* **Data**:
——

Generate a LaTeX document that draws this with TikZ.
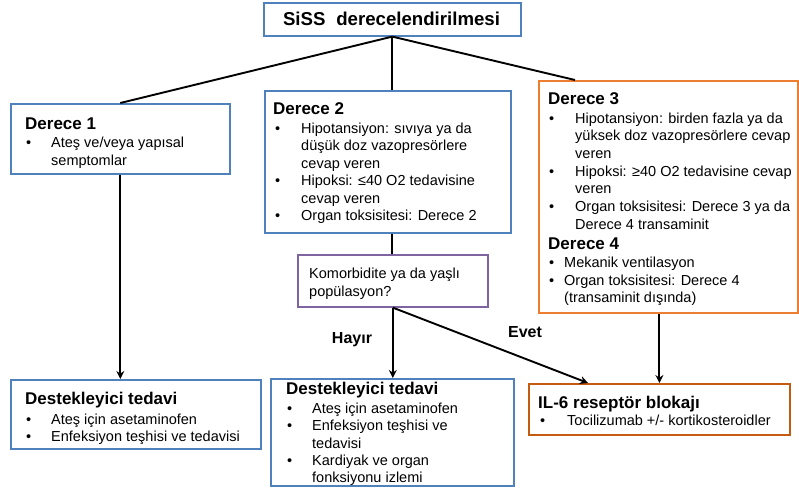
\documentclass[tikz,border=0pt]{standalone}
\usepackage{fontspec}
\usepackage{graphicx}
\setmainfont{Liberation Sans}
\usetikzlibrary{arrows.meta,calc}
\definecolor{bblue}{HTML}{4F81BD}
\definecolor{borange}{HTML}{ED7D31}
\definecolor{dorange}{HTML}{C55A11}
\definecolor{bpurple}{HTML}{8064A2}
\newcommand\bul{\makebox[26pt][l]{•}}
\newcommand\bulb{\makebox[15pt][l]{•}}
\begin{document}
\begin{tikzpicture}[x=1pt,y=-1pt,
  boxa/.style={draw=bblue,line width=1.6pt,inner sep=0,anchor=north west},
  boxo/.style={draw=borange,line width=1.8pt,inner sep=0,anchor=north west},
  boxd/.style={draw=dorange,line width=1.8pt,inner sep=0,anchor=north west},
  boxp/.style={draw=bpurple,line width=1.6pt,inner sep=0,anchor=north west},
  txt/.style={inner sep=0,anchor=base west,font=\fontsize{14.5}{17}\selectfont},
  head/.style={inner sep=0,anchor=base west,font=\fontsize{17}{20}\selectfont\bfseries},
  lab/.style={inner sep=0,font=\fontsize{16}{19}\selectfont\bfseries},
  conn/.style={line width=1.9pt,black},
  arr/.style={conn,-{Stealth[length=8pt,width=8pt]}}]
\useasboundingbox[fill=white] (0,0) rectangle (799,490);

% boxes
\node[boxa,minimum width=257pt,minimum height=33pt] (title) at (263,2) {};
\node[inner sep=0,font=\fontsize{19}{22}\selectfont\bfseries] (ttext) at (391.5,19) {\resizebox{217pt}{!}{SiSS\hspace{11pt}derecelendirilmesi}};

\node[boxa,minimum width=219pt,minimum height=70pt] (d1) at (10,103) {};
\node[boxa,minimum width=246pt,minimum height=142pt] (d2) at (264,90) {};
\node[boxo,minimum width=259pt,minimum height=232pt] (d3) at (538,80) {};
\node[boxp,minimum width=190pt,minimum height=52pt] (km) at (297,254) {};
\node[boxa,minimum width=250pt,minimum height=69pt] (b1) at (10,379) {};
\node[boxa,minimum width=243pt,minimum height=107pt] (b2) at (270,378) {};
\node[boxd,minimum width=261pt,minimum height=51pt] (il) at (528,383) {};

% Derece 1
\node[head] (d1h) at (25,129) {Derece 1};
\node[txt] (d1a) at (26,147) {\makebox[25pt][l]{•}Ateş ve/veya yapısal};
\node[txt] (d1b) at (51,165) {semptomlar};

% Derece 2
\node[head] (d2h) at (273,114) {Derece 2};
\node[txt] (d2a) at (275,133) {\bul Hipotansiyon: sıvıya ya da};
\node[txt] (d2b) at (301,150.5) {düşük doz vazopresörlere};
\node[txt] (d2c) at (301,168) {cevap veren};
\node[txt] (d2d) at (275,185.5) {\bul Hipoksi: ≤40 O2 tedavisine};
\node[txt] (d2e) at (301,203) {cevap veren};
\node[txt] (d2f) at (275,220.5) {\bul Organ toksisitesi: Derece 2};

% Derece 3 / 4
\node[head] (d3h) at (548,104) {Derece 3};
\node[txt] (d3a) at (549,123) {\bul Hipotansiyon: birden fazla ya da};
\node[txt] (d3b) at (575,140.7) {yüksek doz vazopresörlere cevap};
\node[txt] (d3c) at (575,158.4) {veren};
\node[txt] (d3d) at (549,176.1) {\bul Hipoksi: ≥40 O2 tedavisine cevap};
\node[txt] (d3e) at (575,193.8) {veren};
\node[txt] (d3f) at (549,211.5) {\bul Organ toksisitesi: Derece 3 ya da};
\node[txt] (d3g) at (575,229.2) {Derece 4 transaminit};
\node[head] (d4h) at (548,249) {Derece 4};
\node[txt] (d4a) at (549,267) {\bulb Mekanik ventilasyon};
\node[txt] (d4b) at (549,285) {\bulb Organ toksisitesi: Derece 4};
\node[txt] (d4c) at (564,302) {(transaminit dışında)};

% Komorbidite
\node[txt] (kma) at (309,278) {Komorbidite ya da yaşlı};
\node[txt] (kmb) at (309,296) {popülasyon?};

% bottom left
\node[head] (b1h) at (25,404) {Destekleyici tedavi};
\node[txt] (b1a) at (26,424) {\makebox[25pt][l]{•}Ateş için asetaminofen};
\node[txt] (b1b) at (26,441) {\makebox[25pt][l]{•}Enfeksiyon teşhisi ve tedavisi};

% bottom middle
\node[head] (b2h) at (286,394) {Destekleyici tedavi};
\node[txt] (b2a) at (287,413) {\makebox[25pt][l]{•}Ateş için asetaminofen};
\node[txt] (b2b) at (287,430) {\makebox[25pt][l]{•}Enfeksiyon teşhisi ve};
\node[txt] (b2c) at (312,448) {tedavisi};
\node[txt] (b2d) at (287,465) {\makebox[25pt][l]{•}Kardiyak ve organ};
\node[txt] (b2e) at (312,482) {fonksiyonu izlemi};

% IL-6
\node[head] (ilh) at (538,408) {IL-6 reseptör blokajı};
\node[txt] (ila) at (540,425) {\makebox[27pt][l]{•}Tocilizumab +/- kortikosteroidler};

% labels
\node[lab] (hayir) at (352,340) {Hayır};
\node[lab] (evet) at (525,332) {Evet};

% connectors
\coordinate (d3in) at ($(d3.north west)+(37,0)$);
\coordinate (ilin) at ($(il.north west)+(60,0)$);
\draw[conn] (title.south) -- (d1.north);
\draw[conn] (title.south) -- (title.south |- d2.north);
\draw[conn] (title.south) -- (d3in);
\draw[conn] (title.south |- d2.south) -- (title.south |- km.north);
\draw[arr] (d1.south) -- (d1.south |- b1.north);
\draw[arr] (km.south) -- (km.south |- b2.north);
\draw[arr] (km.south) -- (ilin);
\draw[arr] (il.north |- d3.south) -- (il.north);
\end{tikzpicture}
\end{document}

——

* **Task**: Without the pictures, retype the whole of the material above exactly.

* **Task response**:
Generate a LaTeX document that draws this with TikZ.
\documentclass[tikz,border=0pt]{standalone}
\usepackage{fontspec}
\usepackage{graphicx}
\setmainfont{Liberation Sans}
\usetikzlibrary{arrows.meta,calc}
\definecolor{bblue}{HTML}{4F81BD}
\definecolor{borange}{HTML}{ED7D31}
\definecolor{dorange}{HTML}{C55A11}
\definecolor{bpurple}{HTML}{8064A2}
\newcommand\bul{\makebox[26pt][l]{•}}
\newcommand\bulb{\makebox[15pt][l]{•}}
\begin{document}
\begin{tikzpicture}[x=1pt,y=-1pt,
  boxa/.style={draw=bblue,line width=1.6pt,inner sep=0,anchor=north west},
  boxo/.style={draw=borange,line width=1.8pt,inner sep=0,anchor=north west},
  boxd/.style={draw=dorange,line width=1.8pt,inner sep=0,anchor=north west},
  boxp/.style={draw=bpurple,line width=1.6pt,inner sep=0,anchor=north west},
  txt/.style={inner sep=0,anchor=base west,font=\fontsize{14.5}{17}\selectfont},
  head/.style={inner sep=0,anchor=base west,font=\fontsize{17}{20}\selectfont\bfseries},
  lab/.style={inner sep=0,font=\fontsize{16}{19}\selectfont\bfseries},
  conn/.style={line width=1.9pt,black},
  arr/.style={conn,-{Stealth[length=8pt,width=8pt]}}]
\useasboundingbox[fill=white] (0,0) rectangle (799,490);

% boxes
\node[boxa,minimum width=257pt,minimum height=33pt] (title) at (263,2) {};
\node[inner sep=0,font=\fontsize{19}{22}\selectfont\bfseries] (ttext) at (391.5,19) {\resizebox{217pt}{!}{SiSS\hspace{11pt}derecelendirilmesi}};

\node[boxa,minimum width=219pt,minimum height=70pt] (d1) at (10,103) {};
\node[boxa,minimum width=246pt,minimum height=142pt] (d2) at (264,90) {};
\node[boxo,minimum width=259pt,minimum height=232pt] (d3) at (538,80) {};
\node[boxp,minimum width=190pt,minimum height=52pt] (km) at (297,254) {};
\node[boxa,minimum width=250pt,minimum height=69pt] (b1) at (10,379) {};
\node[boxa,minimum width=243pt,minimum height=107pt] (b2) at (270,378) {};
\node[boxd,minimum width=261pt,minimum height=51pt] (il) at (528,383) {};

% Derece 1
\node[head] (d1h) at (25,129) {Derece 1};
\node[txt] (d1a) at (26,147) {\makebox[25pt][l]{•}Ateş ve/veya yapısal};
\node[txt] (d1b) at (51,165) {semptomlar};

% Derece 2
\node[head] (d2h) at (273,114) {Derece 2};
\node[txt] (d2a) at (275,133) {\bul Hipotansiyon: sıvıya ya da};
\node[txt] (d2b) at (301,150.5) {düşük doz vazopresörlere};
\node[txt] (d2c) at (301,168) {cevap veren};
\node[txt] (d2d) at (275,185.5) {\bul Hipoksi: ≤40 O2 tedavisine};
\node[txt] (d2e) at (301,203) {cevap veren};
\node[txt] (d2f) at (275,220.5) {\bul Organ toksisitesi: Derece 2};

% Derece 3 / 4
\node[head] (d3h) at (548,104) {Derece 3};
\node[txt] (d3a) at (549,123) {\bul Hipotansiyon: birden fazla ya da};
\node[txt] (d3b) at (575,140.7) {yüksek doz vazopresörlere cevap};
\node[txt] (d3c) at (575,158.4) {veren};
\node[txt] (d3d) at (549,176.1) {\bul Hipoksi: ≥40 O2 tedavisine cevap};
\node[txt] (d3e) at (575,193.8) {veren};
\node[txt] (d3f) at (549,211.5) {\bul Organ toksisitesi: Derece 3 ya da};
\node[txt] (d3g) at (575,229.2) {Derece 4 transaminit};
\node[head] (d4h) at (548,249) {Derece 4};
\node[txt] (d4a) at (549,267) {\bulb Mekanik ventilasyon};
\node[txt] (d4b) at (549,285) {\bulb Organ toksisitesi: Derece 4};
\node[txt] (d4c) at (564,302) {(transaminit dışında)};

% Komorbidite
\node[txt] (kma) at (309,278) {Komorbidite ya da yaşlı};
\node[txt] (kmb) at (309,296) {popülasyon?};

% bottom left
\node[head] (b1h) at (25,404) {Destekleyici tedavi};
\node[txt] (b1a) at (26,424) {\makebox[25pt][l]{•}Ateş için asetaminofen};
\node[txt] (b1b) at (26,441) {\makebox[25pt][l]{•}Enfeksiyon teşhisi ve tedavisi};

% bottom middle
\node[head] (b2h) at (286,394) {Destekleyici tedavi};
\node[txt] (b2a) at (287,413) {\makebox[25pt][l]{•}Ateş için asetaminofen};
\node[txt] (b2b) at (287,430) {\makebox[25pt][l]{•}Enfeksiyon teşhisi ve};
\node[txt] (b2c) at (312,448) {tedavisi};
\node[txt] (b2d) at (287,465) {\makebox[25pt][l]{•}Kardiyak ve organ};
\node[txt] (b2e) at (312,482) {fonksiyonu izlemi};

% IL-6
\node[head] (ilh) at (538,408) {IL-6 reseptör blokajı};
\node[txt] (ila) at (540,425) {\makebox[27pt][l]{•}Tocilizumab +/- kortikosteroidler};

% labels
\node[lab] (hayir) at (352,340) {Hayır};
\node[lab] (evet) at (525,332) {Evet};

% connectors
\coordinate (d3in) at ($(d3.north west)+(37,0)$);
\coordinate (ilin) at ($(il.north west)+(60,0)$);
\draw[conn] (title.south) -- (d1.north);
\draw[conn] (title.south) -- (title.south |- d2.north);
\draw[conn] (title.south) -- (d3in);
\draw[conn] (title.south |- d2.south) -- (title.south |- km.north);
\draw[arr] (d1.south) -- (d1.south |- b1.north);
\draw[arr] (km.south) -- (km.south |- b2.north);
\draw[arr] (km.south) -- (ilin);
\draw[arr] (il.north |- d3.south) -- (il.north);
\end{tikzpicture}
\end{document}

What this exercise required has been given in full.